Fontes da inteligência americana negaram o suposto uso de agentes químicos contra o bilionário, mas o Bellingcat tem um histórico de investigações rigorosas, inclusive sobre os infames envenenamentos com Novichok do ex-agente russo Sergei Skripal e do oposicionista preso Alexei Navalny.

E a participação de Abramovich nas negociações entre Ucrânia e Rússia nunca tinha sido informada com tantos detalhes. O bilionário ontem apareceu abertamente nas negociações em Istambul.

O porta-voz de Putin, Dmitri Peskov, confirmou a participação do embargado dono do Chelsea, também em termos enviesados: “Ele não é membro oficial da delegação, mas está presente em Istambul do nosso lado. Para promover contatos entre as duas partes é preciso ter a aprovação das duas partes e, no caso de Abramovich, esta aprovação foi feita pelas duas partes”.

O presidente ucraniano, Volodymyr Zelensky, interveio junto ao governo americano para tirar Abramovich da lista de sancionados pelo Departamento do Tesouro, argumentando justamente que ele estava mediando negociações.

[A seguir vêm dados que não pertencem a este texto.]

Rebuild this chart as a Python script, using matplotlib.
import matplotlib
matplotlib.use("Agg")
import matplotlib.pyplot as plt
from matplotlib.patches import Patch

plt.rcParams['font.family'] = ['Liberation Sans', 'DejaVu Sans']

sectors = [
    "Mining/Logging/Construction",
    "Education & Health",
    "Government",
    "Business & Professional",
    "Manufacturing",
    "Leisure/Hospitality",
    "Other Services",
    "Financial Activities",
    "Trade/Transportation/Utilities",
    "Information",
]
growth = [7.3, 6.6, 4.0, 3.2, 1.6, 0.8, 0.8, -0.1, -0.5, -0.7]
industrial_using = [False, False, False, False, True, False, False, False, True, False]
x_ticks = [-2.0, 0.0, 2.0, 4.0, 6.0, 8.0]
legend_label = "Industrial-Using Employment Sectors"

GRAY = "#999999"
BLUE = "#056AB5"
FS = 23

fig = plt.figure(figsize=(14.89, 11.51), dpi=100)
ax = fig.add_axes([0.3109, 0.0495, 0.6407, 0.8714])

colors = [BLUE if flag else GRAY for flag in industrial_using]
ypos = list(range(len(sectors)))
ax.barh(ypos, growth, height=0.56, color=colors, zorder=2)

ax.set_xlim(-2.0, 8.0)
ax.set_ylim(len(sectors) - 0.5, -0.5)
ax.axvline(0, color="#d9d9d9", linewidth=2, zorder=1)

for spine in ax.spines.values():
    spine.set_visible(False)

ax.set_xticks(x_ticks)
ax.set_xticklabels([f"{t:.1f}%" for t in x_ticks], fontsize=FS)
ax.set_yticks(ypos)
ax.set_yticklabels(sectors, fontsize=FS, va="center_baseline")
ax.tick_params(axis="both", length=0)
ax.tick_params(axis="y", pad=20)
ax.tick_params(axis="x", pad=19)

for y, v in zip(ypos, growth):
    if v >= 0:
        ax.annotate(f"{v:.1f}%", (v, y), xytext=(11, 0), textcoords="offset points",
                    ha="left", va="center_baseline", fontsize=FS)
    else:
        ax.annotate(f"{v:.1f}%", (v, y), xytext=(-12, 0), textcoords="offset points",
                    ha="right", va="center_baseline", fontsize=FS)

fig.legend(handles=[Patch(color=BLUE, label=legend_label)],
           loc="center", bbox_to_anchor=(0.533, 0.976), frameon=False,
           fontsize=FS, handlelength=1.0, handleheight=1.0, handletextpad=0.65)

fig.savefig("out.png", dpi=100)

Por que os russos tentariam envenenar um negociador do lado deles? Segundo Christo Grozev, do Bellingcat, site que foi fundado por um jornalista britânico – e talvez com um certo incentivo da inteligência britânica -, pode ter sido um “aviso” da linha dura do regime russo. Grozev acha que foi usada uma dosagem baixa de cloropicrina ou do próprio Novichok.

Outra ameaça foi feita pelo próprio Putin. Segundo o Times de Londres, Abramovich viajou no seu jato particular de Istambul para Moscou na quarta-feira passada, levando uma proposta de paz escrita a mão por Zelensky. “Diga a ele que vou esmagá-lo”, avisou Putin.

É por motivos assim que a redução “drástica” de forças russas em torno de Kiev, algo que só pode ser interpretado, pelo valor de face, como um recuo histórico, deve ser vista com muito cuidado.

Os fiascos protagonizados pelos invasores russos correram o mundo, mas a Rússia hoje ocupa mas da metade das regiões fronteiriças da Ucrânia, do Mar de Azov à Belarus.

Putin pode dizer “missão cumprida” e apresentar um meio fiasco como uma vitória inteira?

Vamos ficar sabendo nos próximos dias.

Se Kiev for salva e Abramovich tiver alguma participação, merecerá até ter o Chelsea de volta.